What needs to be done: Report all lines from the entries below in which "this" appears.

Dataset records:
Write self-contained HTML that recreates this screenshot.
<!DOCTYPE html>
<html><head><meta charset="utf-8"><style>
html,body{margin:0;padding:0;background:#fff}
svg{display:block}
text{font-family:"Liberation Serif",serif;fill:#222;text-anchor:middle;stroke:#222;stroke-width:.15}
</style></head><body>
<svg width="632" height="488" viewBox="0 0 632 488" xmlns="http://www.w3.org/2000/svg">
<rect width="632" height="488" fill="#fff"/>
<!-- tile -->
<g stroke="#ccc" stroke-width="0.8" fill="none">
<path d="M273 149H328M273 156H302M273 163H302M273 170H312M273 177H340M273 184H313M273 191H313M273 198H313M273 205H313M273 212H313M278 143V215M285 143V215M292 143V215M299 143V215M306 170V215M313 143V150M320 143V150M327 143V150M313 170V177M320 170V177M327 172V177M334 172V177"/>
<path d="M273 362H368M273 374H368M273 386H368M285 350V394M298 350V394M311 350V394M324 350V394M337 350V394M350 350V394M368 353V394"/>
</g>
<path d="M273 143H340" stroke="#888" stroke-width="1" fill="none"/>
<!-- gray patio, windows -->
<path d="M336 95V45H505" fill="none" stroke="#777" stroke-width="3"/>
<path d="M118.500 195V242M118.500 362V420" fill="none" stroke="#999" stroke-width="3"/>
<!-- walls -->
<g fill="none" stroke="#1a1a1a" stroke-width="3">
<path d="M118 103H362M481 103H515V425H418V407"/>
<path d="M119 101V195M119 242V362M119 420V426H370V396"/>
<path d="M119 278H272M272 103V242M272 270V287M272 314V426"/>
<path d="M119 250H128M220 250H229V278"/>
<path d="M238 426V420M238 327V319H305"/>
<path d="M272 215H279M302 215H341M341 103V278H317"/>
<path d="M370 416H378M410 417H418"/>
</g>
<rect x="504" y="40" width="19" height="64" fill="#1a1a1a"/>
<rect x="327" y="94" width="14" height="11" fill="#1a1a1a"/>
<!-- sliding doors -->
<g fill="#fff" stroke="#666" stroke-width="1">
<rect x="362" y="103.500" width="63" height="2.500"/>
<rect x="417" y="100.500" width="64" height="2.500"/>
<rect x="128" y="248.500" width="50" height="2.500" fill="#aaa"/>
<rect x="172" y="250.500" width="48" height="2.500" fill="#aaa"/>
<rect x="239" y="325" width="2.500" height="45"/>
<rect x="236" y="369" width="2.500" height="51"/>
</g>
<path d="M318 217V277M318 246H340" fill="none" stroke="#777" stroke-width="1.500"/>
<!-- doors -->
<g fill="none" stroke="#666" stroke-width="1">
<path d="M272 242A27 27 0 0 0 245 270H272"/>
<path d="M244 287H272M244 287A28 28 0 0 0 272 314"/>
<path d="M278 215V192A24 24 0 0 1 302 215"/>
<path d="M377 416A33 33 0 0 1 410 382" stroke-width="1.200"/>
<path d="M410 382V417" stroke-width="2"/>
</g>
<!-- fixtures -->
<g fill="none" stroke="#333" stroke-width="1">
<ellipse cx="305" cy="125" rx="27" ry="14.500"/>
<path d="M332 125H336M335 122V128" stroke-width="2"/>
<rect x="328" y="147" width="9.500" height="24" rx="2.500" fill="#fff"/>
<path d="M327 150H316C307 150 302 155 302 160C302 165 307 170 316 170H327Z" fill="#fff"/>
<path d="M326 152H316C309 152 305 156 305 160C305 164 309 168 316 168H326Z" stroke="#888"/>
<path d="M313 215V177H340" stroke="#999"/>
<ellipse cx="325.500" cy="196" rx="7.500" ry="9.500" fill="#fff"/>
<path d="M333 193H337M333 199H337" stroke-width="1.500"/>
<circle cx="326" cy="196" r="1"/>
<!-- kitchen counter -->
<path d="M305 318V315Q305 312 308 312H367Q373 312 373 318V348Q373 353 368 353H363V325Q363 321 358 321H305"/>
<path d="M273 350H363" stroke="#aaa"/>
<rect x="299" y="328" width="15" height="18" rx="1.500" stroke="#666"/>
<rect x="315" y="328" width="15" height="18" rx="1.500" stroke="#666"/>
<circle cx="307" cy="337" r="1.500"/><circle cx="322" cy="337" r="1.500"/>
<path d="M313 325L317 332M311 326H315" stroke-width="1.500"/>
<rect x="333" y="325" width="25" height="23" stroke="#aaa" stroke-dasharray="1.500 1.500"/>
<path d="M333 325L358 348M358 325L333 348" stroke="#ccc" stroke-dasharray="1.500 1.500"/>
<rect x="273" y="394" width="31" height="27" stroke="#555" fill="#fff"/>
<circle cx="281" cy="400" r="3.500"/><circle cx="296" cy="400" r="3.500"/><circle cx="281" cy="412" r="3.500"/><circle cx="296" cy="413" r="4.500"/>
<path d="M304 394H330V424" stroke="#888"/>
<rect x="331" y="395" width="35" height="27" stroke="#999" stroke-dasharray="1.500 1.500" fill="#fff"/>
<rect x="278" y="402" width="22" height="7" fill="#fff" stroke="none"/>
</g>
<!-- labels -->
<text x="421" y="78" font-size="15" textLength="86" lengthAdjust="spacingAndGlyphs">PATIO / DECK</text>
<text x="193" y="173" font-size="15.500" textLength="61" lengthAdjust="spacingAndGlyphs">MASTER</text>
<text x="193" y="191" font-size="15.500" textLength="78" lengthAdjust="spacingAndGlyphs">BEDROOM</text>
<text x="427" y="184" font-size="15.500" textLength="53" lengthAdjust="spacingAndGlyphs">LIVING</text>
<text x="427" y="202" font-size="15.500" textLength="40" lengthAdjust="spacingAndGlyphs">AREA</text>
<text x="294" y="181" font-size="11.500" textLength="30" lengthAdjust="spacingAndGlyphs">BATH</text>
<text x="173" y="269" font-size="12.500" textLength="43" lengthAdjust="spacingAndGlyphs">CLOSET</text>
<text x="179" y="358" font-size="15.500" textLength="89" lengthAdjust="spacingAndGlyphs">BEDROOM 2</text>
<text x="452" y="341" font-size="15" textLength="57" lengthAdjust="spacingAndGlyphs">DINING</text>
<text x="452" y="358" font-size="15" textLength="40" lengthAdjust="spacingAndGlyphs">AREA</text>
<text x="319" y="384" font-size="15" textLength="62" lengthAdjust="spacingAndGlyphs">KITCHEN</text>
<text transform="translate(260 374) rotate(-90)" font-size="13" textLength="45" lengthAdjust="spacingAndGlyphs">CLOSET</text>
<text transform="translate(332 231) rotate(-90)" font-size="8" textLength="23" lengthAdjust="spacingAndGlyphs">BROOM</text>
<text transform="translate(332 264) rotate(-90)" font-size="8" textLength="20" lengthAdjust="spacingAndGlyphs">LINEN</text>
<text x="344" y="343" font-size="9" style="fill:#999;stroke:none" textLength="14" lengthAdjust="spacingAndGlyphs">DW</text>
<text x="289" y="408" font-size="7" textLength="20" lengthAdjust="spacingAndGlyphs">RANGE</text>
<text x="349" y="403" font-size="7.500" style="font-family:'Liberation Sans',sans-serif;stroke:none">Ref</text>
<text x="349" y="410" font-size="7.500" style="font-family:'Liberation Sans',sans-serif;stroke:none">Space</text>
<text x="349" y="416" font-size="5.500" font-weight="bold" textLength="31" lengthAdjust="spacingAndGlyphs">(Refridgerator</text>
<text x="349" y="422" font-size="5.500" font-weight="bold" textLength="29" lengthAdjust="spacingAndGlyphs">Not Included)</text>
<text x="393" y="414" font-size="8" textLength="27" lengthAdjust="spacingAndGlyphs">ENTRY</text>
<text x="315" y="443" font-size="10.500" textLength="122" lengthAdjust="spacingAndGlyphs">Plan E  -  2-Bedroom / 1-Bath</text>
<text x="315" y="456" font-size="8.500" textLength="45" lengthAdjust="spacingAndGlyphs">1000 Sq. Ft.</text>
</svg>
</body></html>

* * *

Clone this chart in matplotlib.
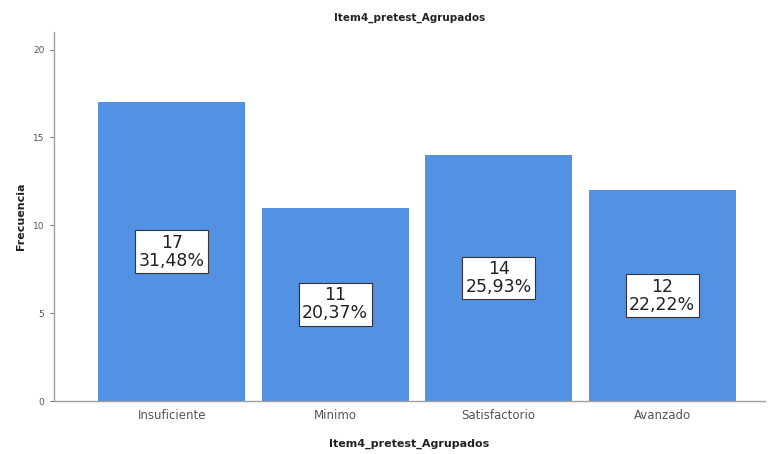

Response to the task:
Write self-contained HTML that recreates this screenshot.
Clone this chart in matplotlib.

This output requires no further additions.